From fantasy looks to facials, future estheticians strut their stuff

May 21, 2021Courtney Morris

Working in the beauty industry 17 years and owning several salons should count for something. But for Cyndi Williams, it meant time to step up her game.

Esthetics

The beauty entrepreneur turned to San Jacinto College to upskill.

"San Jacinto was the school I had seen produce the best candidates for my businesses," Williams said, "so I had decided that's where I wanted to go."

After finishing an eyelash extensions program, she enrolled in the facial specialist/esthetician program at the North Campus.

This April, Williams and other full-time esthetics students strutted their stuff during their finals projects, performing facials, microdermabrasion, makeup artistry, and brow henna on classmates-turned-models.

Making statements

In the new North Campus Cosmetology and Culinary Center, the esthetics lab offers a real-world setting to practice skills.

For facials and other skin services, reclining chairs and sinks flank opposite sides of the room. In the center stands a row of back-to-back vanity mirrors and counters with salon chairs for makeup artistry.

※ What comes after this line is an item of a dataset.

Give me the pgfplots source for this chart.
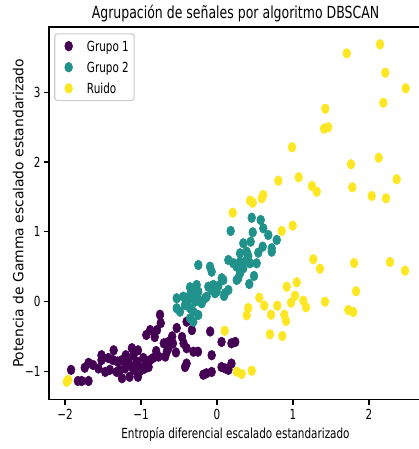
\documentclass[border=0pt]{standalone}
\usepackage{pgfplots}
\pgfplotsset{compat=1.18}
\usepackage{fontspec}
\setmainfont{DejaVu Sans}
\usepackage{graphicx}

\definecolor{vpurple}{HTML}{440154}
\definecolor{vteal}{HTML}{21918C}
\definecolor{vyellow}{HTML}{FDE725}

% narrow horizontal text
\newcommand{\sq}[1]{\scalebox{0.75}[1]{#1}}

\pgfplotstableread{
x y
-1.92 -0.98
-1.83 -1.14
-1.78 -1.14
-1.69 -1.14
-1.69 -0.88
-1.63 -0.91
-1.56 -0.96
-1.52 -0.77
-1.52 -0.84
-1.47 -1.01
-1.41 -0.98
-1.36 -0.70
-1.37 -0.84
-1.31 -0.86
-1.25 -0.84
-1.28 -0.98
-1.25 -1.10
-1.21 -0.96
-1.12 -0.67
-1.10 -0.77
-1.04 -0.70
-1.15 -1.08
-1.12 -0.94
-1.06 -0.86
-1.01 -0.94
-1.04 -1.08
-0.97 -0.81
-0.93 -0.86
-0.88 -0.84
-0.84 -0.81
-0.77 -0.79
-0.95 -0.96
-0.90 -0.94
-0.93 -0.48
-0.88 -0.41
-0.82 -0.51
-0.75 -0.19
-0.74 -0.31
-0.79 -0.41
-0.68 -0.79
-0.64 -0.58
-0.64 -0.67
-0.66 -0.72
-0.53 -0.38
-0.54 -0.73
-0.46 -0.51
-0.44 -0.60
-0.40 -0.67
-0.42 -0.94
-0.40 -0.89
-0.40 -0.29
-0.33 -0.41
-0.31 -0.72
-0.25 -0.72
-0.18 -1.05
-0.14 -1.03
-0.07 -1.01
-0.09 -0.43
-0.07 -0.77
0.06 -0.58
0.06 -0.94
0.11 -0.96
0.19 -0.60
0.24 -0.58
0.19 -0.89
0.15 -0.98
-1.43 -0.81
-1.20 -0.77
-1.17 -0.85
-0.99 -0.98
-1.09 -0.98
-1.32 -1.01
-1.74 -0.95
-0.80 -0.71
-0.70 -0.60
-0.59 -0.50
-0.58 -0.60
}\grupouno

\pgfplotstableread{
x y
0.457 1.201
0.575 1.168
0.180 1.011
0.470 0.992
0.609 1.049
0.675 0.953
0.786 0.882
0.346 0.834
0.443 0.857
0.601 0.786
0.720 0.763
0.720 0.714
0.303 0.691
0.391 0.714
0.543 0.700
0.412 0.652
0.149 0.595
0.214 0.548
0.303 0.571
0.391 0.595
0.434 0.548
0.259 0.499
0.346 0.476
0.522 0.548
-0.246 0.523
-0.092 0.499
-0.070 0.427
0.062 0.333
0.083 0.308
0.280 0.333
0.303 0.404
0.487 0.366
0.425 0.251
-0.355 0.204
-0.267 0.237
-0.246 0.141
-0.312 0.118
-0.114 0.212
-0.070 0.165
-0.026 0.118
0.017 0.222
0.105 0.118
0.149 0.165
0.092 0.079
-0.530 0.046
-0.443 0.069
-0.378 0.022
-0.355 0.093
-0.289 -0.003
-0.246 0.022
-0.201 -0.026
-0.158 0.046
-0.136 0.069
-0.530 -0.097
-0.421 -0.050
-0.355 -0.097
-0.312 -0.146
-0.246 -0.194
-0.487 -0.146
-0.355 -0.241
-0.312 -0.290
-0.049 0.237
-0.004 0.141
0.259 0.308
}\grupodos

\pgfplotstableread{
x y
2.145 3.687
1.707 3.558
2.214 3.280
2.483 3.057
2.188 2.850
1.425 2.764
1.408 2.477
1.464 2.498
0.987 2.211
2.128 2.062
1.763 1.967
2.364 1.752
0.807 1.732
1.075 1.781
1.250 1.656
1.780 1.637
1.312 1.574
2.036 1.513
2.224 1.480
0.434 1.445
0.470 1.416
0.588 1.480
0.609 1.527
0.207 1.273
0.851 1.011
0.996 1.087
1.267 0.605
1.355 0.470
1.803 0.552
2.276 0.566
2.474 0.442
0.917 0.212
1.049 0.275
1.026 0.083
0.974 -0.017
1.136 0.011
1.171 -0.083
1.421 -0.003
1.829 0.146
1.728 -0.122
1.793 -0.151
0.557 0.054
0.622 -0.060
0.793 -0.060
0.412 -0.093
0.391 -0.198
0.711 -0.189
0.886 -0.189
0.908 -0.280
0.101 -0.419
0.697 -0.470
0.859 -0.495
0.259 -1.006
0.325 -1.039
0.457 -0.992
-1.978 -1.150
-1.957 -1.125
}\ruido

\begin{document}
\begin{tikzpicture}
\useasboundingbox (-35.28pt,-35.5pt) rectangle (266.4pt,287.8pt);
\clip (-35.28pt,-35.5pt) rectangle (266.4pt,287.8pt);
\begin{axis}[
  at={(0pt,0pt)}, anchor=south west,
  scale only axis,
  width=268.56pt, height=268.34pt,
  xmin=-2.2105, xmax=2.697,
  ymin=-1.408, ymax=3.935,
  axis line style={line width=0.8pt, black},
  tick style={line width=0.8pt, black},
  tick align=outside,
  major tick length=3.5pt,
  xtick={-2,-1,0,1,2},
  xticklabels={\sq{−2},\sq{−1},\sq{0},\sq{1},\sq{2}},
  ytick={-1,0,1,2,3},
  yticklabels={\sq{−1},\sq{0},\sq{1},\sq{2},\sq{3}},
  xtick pos=bottom, ytick pos=left,
  tick label style={font=\fontsize{10}{12}\selectfont, inner sep=0pt},
  xticklabel style={anchor=base, yshift=-10.6pt},
  yticklabel style={anchor=east, xshift=-2.5pt},
  title={\sq{Agrupación de señales por algoritmo DBSCAN}},
  title style={at={(axis description cs:0.5,1)}, anchor=base, yshift=0.1pt,
    inner sep=0pt, font=\fontsize{12}{14}\selectfont},
  xlabel={\sq{Entropía diferencial escalado estandarizado}},
  xlabel style={at={(axis description cs:0.5,0)}, anchor=base, yshift=-27.8pt,
    inner sep=0pt, font=\fontsize{10}{12}\selectfont},
  ylabel={Potencia de Gamma escalado estandarizado},
  ylabel style={at={(axis description cs:0,0.5)}, anchor=base, yshift=18.5pt,
    inner sep=0pt, font=\fontsize{10}{12}\selectfont},
  legend style={at={(axis description cs:0.014,0.983)}, anchor=north west,
    draw=black!20, line width=0.8pt, rounded corners=2pt,
    fill=white, fill opacity=0.8, text opacity=1,
    font=\fontsize{10}{12}\selectfont,
    inner xsep=3.8pt, inner ysep=2pt, row sep=1.6pt, column sep=3.2pt,
    nodes={inner sep=0pt, anchor=base west}},
  legend cell align=left,
  legend image code/.code={
    \path[draw=none, fill=none] (0pt,-3.2pt) rectangle (16.2pt,10.4pt);
    \draw[#1, fill opacity=1, draw opacity=1, line width=0.4pt] plot coordinates {(6.2pt,3.6pt)};
  },
  every axis plot/.append style={only marks, mark=*, mark size=3.5pt,
    mark options={xscale=0.8}},
]
\addplot[color=vpurple] table {\grupouno};
\addlegendentry{\sq{Grupo 1}}
\addplot[color=vteal] table {\grupodos};
\addlegendentry{\sq{Grupo 2}}
\addplot[color=vyellow] table {\ruido};
\addlegendentry{\sq{Ruido}}
\end{axis}
\end{tikzpicture}
\end{document}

While some students performed the services and others served as models, they collaborated on choosing their themes and creating digital portfolios for their finals projects.

Working near one of these mirrors, flooded in warm light, Williams transforms her model into a fairy ice queen. She uses fine brushstrokes to swipe shimmery, frost-blue eyeshadow across her lids. Then, to define the eyes, she traces black eyeliner above the model's lashes, curving up to sharp points at the outer edges.

"I wanted to stretch myself and do something a little outside of beauty and go more along the lines of fantasy," Williams said.

At another vanity mirror, Melba Smith creates a bold glam fantasy look to offset her model's soft-spoken personality.

Smith frames her eyes with metallic sky-blue shadow, accents with magenta above, and plumps her lashes with navy-blue mascara. The model wears a gold collar and hair styled in long, loose ringlets.

"I know that she is going through a treatment program with her skin, so we wanted to give her a bold, dramatic look," Smith said. "Esthetics is about concealing blemishes. So we were able to conceal those spots and give her a flawless application."

Also an eyelash extensions program graduate, Smith pursued esthetics classes to add facial and brow services to her business, Mysterious Lashes.

Building portfolios

Esthetics

Across the room, another student performs a brow henna procedure, tinting the skin under her model's eyebrows to shape and define them.

In the next reclining chair-turned-table, another model gets a back treatment with a hot stone massage, exfoliation, steam, extraction, and hydrating and clarifying masks.

According to cosmetology professor Oletha Brown, these finals projects allow students to test-run their skills. Students worked in groups to create glam looks with fantasy or bridal makeup or to perform spa treatments.

"We have been working on this project for about two to three weeks, so they will be creating a portfolio, taking pictures, and just having fun," Brown said. "They will be describing the category, why they chose it, and how it coincides with skincare."

After creating the models' final looks, the future estheticians will present their projects using flipbooks, PowerPoints, and videos.

Checking the boxes

Brown and other esthetics instructors teach advanced techniques that are profitable in the salon and spa industry — from microdermabrasion, henna brow, and brow tint to lash tint and lifts.

Full-time students can finish the program in two semesters, and part-time evening students in three. After earning their certificates and taking the state licensing exam, students have a variety of skills to offer clients at salons or their own businesses.

"We like to make sure that when they are in the field they are well marketable," Brown said.

Williams has so enjoyed her experience learning advanced techniques that she plans to pursue the cosmetology instructor program next.

"I want to help develop the next generation of cosmetology professionals to excel and set themselves apart from the average graduate," she said.